§ **Short exercise**
In the data below, find every line with the string "page" and pull it out.
** begin Data extract **
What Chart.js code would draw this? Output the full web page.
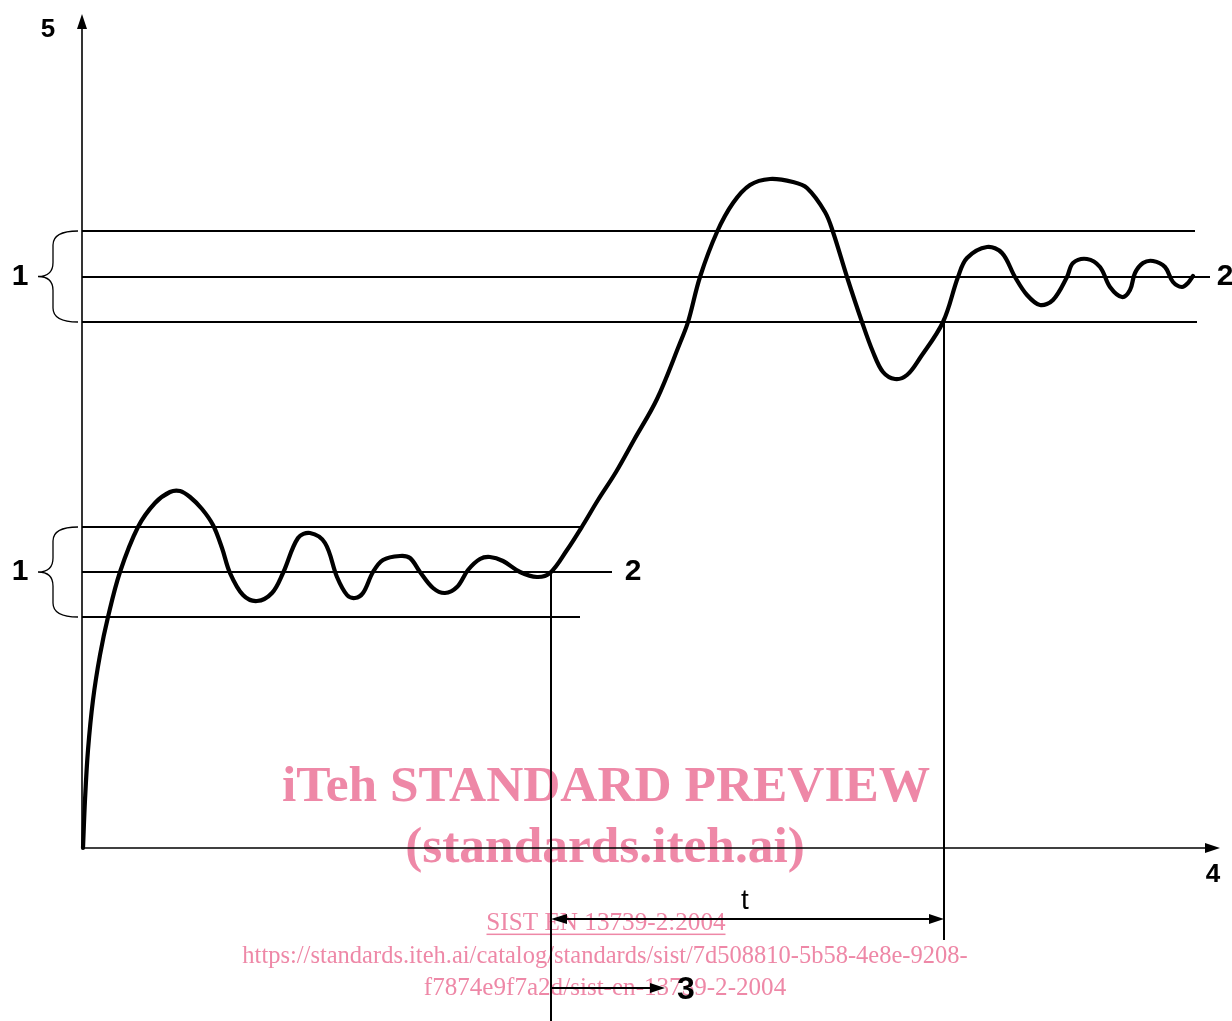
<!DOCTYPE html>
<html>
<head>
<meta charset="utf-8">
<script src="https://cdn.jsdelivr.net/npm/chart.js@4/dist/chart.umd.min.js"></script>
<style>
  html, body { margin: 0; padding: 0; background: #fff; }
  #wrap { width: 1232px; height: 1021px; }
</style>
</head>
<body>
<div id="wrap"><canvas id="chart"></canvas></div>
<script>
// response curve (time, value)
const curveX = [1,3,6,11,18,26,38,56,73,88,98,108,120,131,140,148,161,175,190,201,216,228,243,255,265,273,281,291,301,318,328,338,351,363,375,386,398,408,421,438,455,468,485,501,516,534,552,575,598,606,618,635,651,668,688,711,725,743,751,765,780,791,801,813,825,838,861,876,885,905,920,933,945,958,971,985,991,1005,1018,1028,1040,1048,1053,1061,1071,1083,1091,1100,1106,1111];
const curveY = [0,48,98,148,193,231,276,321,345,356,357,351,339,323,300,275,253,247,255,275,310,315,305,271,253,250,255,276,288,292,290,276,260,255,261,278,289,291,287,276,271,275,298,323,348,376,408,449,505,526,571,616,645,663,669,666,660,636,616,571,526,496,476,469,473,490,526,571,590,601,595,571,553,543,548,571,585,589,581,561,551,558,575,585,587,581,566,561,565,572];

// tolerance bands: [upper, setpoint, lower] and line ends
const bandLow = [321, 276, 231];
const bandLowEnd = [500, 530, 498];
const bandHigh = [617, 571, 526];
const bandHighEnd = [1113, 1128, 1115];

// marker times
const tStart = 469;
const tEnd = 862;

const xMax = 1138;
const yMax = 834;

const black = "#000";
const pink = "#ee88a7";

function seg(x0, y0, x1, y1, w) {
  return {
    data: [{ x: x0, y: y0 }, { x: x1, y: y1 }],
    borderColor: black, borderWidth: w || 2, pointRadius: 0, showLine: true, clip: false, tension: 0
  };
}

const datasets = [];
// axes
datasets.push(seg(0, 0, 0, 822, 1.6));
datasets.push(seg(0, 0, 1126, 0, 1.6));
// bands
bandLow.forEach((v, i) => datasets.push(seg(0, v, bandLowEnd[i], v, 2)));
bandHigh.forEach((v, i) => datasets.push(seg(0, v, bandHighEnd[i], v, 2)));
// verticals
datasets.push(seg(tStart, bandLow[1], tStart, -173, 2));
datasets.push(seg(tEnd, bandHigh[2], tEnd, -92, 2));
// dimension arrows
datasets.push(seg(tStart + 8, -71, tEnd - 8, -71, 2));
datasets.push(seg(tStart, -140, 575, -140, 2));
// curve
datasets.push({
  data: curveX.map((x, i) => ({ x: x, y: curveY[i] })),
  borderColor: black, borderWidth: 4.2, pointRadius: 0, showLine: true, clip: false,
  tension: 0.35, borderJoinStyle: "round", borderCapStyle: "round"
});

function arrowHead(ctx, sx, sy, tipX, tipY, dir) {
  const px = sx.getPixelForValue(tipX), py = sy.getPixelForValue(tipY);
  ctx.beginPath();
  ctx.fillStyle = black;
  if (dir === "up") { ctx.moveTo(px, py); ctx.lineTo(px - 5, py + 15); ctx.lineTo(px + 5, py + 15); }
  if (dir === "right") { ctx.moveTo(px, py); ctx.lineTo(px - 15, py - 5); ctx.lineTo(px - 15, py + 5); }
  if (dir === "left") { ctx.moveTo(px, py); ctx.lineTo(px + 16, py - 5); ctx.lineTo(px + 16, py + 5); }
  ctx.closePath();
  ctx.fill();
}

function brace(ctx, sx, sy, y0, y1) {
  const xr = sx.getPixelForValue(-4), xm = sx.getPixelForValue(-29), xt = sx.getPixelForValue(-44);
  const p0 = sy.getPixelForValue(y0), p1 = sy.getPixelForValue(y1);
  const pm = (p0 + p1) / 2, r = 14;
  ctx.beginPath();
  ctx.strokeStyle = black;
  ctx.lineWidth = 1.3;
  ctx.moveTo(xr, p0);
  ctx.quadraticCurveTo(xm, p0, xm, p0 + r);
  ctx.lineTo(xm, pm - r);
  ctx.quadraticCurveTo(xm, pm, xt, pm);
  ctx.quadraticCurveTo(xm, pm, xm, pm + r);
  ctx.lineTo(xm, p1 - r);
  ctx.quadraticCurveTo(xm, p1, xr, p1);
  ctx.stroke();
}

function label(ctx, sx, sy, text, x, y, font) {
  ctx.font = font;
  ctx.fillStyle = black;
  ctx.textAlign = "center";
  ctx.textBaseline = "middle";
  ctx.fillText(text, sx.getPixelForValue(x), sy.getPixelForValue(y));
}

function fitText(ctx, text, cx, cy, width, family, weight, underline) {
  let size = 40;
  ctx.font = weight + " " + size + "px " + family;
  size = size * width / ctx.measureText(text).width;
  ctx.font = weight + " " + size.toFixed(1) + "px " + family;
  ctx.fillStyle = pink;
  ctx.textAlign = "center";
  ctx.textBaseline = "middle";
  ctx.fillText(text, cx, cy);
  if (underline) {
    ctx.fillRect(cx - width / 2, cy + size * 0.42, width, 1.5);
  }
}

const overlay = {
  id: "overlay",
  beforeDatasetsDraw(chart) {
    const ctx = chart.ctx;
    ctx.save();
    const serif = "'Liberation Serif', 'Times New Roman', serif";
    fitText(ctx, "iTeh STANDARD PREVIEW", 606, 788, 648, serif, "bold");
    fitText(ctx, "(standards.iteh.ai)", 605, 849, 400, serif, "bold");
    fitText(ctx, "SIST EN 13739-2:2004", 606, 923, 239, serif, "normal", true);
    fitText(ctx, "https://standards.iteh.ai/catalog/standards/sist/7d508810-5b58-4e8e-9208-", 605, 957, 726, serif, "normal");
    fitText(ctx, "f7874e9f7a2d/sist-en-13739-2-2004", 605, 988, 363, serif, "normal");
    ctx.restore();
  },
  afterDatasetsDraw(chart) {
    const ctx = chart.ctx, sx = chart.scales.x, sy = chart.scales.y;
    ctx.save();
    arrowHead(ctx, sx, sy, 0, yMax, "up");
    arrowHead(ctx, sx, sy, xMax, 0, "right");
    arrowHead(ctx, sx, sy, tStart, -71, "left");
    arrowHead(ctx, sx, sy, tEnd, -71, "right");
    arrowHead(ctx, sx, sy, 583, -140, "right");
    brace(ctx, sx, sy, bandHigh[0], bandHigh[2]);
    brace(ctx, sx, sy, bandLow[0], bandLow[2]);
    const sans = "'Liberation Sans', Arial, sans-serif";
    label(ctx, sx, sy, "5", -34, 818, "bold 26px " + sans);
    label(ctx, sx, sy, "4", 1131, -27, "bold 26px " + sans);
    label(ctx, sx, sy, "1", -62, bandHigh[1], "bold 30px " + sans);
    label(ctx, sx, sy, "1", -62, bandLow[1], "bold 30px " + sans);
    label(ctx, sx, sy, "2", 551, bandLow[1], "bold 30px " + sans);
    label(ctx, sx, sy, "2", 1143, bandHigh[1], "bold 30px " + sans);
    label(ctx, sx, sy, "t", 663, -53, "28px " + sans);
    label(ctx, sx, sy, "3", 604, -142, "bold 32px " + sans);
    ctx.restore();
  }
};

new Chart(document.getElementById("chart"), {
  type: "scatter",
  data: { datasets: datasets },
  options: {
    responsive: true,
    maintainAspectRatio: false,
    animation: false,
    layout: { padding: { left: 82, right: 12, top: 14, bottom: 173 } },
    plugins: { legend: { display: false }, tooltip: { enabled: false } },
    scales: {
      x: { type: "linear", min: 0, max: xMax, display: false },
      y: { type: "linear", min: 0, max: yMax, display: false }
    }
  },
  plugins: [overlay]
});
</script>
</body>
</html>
** end Data extract **
** begin Data extract **
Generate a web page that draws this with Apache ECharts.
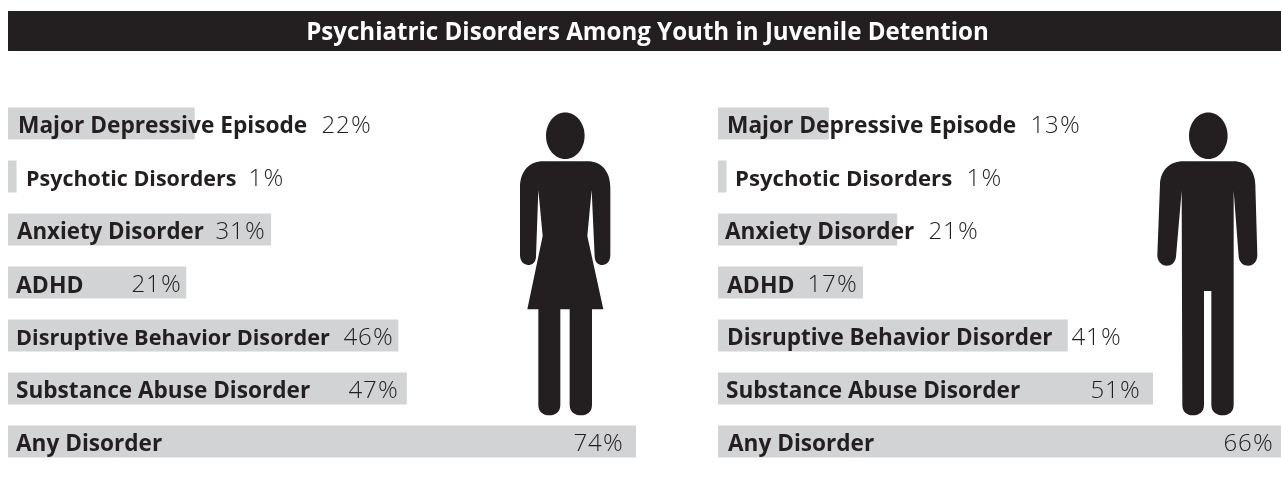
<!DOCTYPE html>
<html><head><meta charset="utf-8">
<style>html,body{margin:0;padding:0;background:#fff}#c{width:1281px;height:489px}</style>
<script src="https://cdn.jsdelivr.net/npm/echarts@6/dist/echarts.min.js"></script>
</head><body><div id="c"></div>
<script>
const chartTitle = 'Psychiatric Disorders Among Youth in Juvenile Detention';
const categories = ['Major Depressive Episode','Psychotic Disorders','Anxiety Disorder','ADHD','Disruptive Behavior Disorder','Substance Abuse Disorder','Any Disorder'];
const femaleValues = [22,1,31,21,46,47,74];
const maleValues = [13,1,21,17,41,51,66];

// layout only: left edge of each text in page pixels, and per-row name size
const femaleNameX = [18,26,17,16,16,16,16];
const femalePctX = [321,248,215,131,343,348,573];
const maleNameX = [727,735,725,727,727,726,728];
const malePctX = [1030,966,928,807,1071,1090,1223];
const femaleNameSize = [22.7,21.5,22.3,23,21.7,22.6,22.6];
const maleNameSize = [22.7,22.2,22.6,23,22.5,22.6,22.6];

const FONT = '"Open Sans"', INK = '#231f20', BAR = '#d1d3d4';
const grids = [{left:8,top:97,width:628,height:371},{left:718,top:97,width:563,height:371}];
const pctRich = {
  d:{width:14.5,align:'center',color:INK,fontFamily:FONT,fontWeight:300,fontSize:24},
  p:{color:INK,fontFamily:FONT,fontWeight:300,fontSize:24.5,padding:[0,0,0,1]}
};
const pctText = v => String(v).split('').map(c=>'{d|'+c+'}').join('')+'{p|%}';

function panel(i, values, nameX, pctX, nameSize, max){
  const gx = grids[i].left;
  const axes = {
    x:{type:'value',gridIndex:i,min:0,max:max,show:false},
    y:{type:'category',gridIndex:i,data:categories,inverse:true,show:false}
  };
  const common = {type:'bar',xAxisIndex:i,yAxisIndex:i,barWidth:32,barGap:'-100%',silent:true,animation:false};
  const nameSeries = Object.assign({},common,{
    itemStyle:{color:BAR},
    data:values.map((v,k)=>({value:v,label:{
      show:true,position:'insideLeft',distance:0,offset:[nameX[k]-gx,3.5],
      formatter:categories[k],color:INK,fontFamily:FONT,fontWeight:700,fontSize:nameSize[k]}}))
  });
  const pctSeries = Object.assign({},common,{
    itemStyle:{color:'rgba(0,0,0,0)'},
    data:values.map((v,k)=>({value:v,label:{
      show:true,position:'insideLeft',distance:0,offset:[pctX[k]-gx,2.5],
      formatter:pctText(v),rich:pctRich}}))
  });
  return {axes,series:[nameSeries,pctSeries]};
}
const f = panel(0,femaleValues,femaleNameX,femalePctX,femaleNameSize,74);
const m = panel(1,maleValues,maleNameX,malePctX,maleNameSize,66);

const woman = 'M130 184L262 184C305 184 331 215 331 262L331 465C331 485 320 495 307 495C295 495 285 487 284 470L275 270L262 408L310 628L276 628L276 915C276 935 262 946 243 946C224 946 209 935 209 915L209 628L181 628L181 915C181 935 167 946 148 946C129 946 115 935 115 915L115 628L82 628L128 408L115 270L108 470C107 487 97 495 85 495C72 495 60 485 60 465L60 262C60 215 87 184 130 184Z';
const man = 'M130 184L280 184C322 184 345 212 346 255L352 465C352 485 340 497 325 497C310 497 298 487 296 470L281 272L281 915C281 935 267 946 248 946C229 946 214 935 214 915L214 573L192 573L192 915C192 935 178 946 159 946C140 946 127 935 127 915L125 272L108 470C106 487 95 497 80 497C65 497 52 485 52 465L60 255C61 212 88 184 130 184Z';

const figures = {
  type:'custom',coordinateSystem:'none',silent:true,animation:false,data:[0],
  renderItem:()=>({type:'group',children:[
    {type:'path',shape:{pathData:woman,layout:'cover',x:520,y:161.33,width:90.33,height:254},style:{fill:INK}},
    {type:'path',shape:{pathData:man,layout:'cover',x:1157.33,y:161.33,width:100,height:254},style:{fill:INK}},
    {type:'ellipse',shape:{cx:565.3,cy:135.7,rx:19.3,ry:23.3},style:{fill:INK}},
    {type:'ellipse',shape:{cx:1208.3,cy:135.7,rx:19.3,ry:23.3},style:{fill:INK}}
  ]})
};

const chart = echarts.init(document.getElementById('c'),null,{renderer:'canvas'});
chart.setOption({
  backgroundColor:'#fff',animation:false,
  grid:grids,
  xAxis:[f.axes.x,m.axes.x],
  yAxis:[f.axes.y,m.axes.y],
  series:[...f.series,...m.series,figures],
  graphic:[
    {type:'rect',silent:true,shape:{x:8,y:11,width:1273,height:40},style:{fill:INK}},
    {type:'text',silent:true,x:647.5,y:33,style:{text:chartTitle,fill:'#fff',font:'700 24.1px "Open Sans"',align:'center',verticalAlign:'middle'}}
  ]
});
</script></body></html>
** end Data extract **
§ **The output**
What Chart.js code would draw this? Output the full web page.
Generate a web page that draws this with Apache ECharts.
// layout only: left edge of each text in page pixels, and per-row name size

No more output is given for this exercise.